▶ **Exercise directions**
Copy the material that follows word for word and omit its pictures.

▶ **Source data**
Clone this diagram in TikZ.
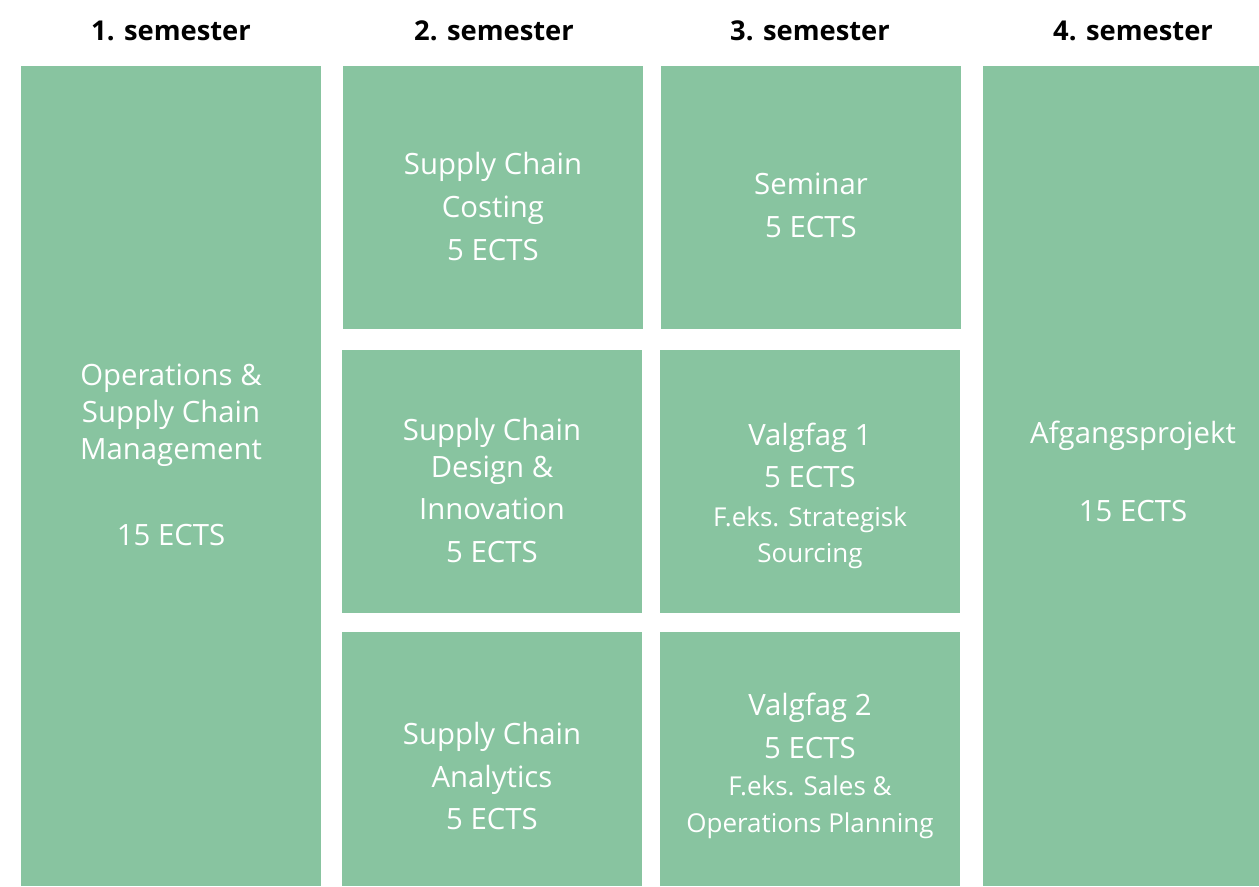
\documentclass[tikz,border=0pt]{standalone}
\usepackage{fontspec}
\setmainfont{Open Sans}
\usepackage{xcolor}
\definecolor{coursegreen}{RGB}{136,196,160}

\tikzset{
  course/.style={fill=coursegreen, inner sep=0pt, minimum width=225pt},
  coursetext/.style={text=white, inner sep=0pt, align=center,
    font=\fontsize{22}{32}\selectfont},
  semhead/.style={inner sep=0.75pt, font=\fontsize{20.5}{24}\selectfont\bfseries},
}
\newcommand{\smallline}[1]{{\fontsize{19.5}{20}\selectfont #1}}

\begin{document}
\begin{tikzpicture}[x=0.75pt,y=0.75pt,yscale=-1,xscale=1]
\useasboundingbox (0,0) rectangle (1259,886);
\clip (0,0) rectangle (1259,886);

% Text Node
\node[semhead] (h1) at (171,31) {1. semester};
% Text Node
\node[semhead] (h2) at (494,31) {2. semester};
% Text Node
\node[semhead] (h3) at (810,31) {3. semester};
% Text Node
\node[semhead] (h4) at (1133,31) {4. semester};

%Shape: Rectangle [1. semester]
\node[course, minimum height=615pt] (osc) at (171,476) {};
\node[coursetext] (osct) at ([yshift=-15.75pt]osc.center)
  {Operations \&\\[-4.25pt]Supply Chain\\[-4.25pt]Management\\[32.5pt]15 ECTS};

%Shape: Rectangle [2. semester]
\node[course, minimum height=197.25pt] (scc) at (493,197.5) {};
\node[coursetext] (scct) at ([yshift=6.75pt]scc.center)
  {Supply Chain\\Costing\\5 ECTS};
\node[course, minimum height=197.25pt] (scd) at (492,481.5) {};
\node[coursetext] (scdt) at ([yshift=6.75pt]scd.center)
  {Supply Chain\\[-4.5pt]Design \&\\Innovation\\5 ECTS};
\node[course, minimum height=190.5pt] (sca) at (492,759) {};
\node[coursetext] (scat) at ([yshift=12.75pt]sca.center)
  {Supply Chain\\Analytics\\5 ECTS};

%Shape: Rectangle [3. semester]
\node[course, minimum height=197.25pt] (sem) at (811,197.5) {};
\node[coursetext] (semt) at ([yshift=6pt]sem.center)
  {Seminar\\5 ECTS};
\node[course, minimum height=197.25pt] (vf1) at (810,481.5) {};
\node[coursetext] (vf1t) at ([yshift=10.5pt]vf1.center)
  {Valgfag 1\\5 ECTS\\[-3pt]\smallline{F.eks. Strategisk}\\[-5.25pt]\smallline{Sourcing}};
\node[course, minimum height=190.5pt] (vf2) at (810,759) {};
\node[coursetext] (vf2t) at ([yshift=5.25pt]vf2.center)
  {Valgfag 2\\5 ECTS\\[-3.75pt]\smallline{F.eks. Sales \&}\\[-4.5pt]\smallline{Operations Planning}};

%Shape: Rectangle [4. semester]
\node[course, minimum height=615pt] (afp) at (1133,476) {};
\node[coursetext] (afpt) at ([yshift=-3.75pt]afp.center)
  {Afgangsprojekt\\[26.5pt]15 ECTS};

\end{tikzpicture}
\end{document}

▶ **Response**
Clone this diagram in TikZ.
\documentclass[tikz,border=0pt]{standalone}
\usepackage{fontspec}
\setmainfont{Open Sans}
\usepackage{xcolor}
\definecolor{coursegreen}{RGB}{136,196,160}

\tikzset{
  course/.style={fill=coursegreen, inner sep=0pt, minimum width=225pt},
  coursetext/.style={text=white, inner sep=0pt, align=center,
    font=\fontsize{22}{32}\selectfont},
  semhead/.style={inner sep=0.75pt, font=\fontsize{20.5}{24}\selectfont\bfseries},
}
\newcommand{\smallline}[1]{{\fontsize{19.5}{20}\selectfont #1}}

\begin{document}
\begin{tikzpicture}[x=0.75pt,y=0.75pt,yscale=-1,xscale=1]
\useasboundingbox (0,0) rectangle (1259,886);
\clip (0,0) rectangle (1259,886);

% Text Node
\node[semhead] (h1) at (171,31) {1. semester};
% Text Node
\node[semhead] (h2) at (494,31) {2. semester};
% Text Node
\node[semhead] (h3) at (810,31) {3. semester};
% Text Node
\node[semhead] (h4) at (1133,31) {4. semester};

%Shape: Rectangle [1. semester]
\node[course, minimum height=615pt] (osc) at (171,476) {};
\node[coursetext] (osct) at ([yshift=-15.75pt]osc.center)
  {Operations \&\\[-4.25pt]Supply Chain\\[-4.25pt]Management\\[32.5pt]15 ECTS};

%Shape: Rectangle [2. semester]
\node[course, minimum height=197.25pt] (scc) at (493,197.5) {};
\node[coursetext] (scct) at ([yshift=6.75pt]scc.center)
  {Supply Chain\\Costing\\5 ECTS};
\node[course, minimum height=197.25pt] (scd) at (492,481.5) {};
\node[coursetext] (scdt) at ([yshift=6.75pt]scd.center)
  {Supply Chain\\[-4.5pt]Design \&\\Innovation\\5 ECTS};
\node[course, minimum height=190.5pt] (sca) at (492,759) {};
\node[coursetext] (scat) at ([yshift=12.75pt]sca.center)
  {Supply Chain\\Analytics\\5 ECTS};

%Shape: Rectangle [3. semester]
\node[course, minimum height=197.25pt] (sem) at (811,197.5) {};
\node[coursetext] (semt) at ([yshift=6pt]sem.center)
  {Seminar\\5 ECTS};
\node[course, minimum height=197.25pt] (vf1) at (810,481.5) {};
\node[coursetext] (vf1t) at ([yshift=10.5pt]vf1.center)
  {Valgfag 1\\5 ECTS\\[-3pt]\smallline{F.eks. Strategisk}\\[-5.25pt]\smallline{Sourcing}};
\node[course, minimum height=190.5pt] (vf2) at (810,759) {};
\node[coursetext] (vf2t) at ([yshift=5.25pt]vf2.center)
  {Valgfag 2\\5 ECTS\\[-3.75pt]\smallline{F.eks. Sales \&}\\[-4.5pt]\smallline{Operations Planning}};

%Shape: Rectangle [4. semester]
\node[course, minimum height=615pt] (afp) at (1133,476) {};
\node[coursetext] (afpt) at ([yshift=-3.75pt]afp.center)
  {Afgangsprojekt\\[26.5pt]15 ECTS};

\end{tikzpicture}
\end{document}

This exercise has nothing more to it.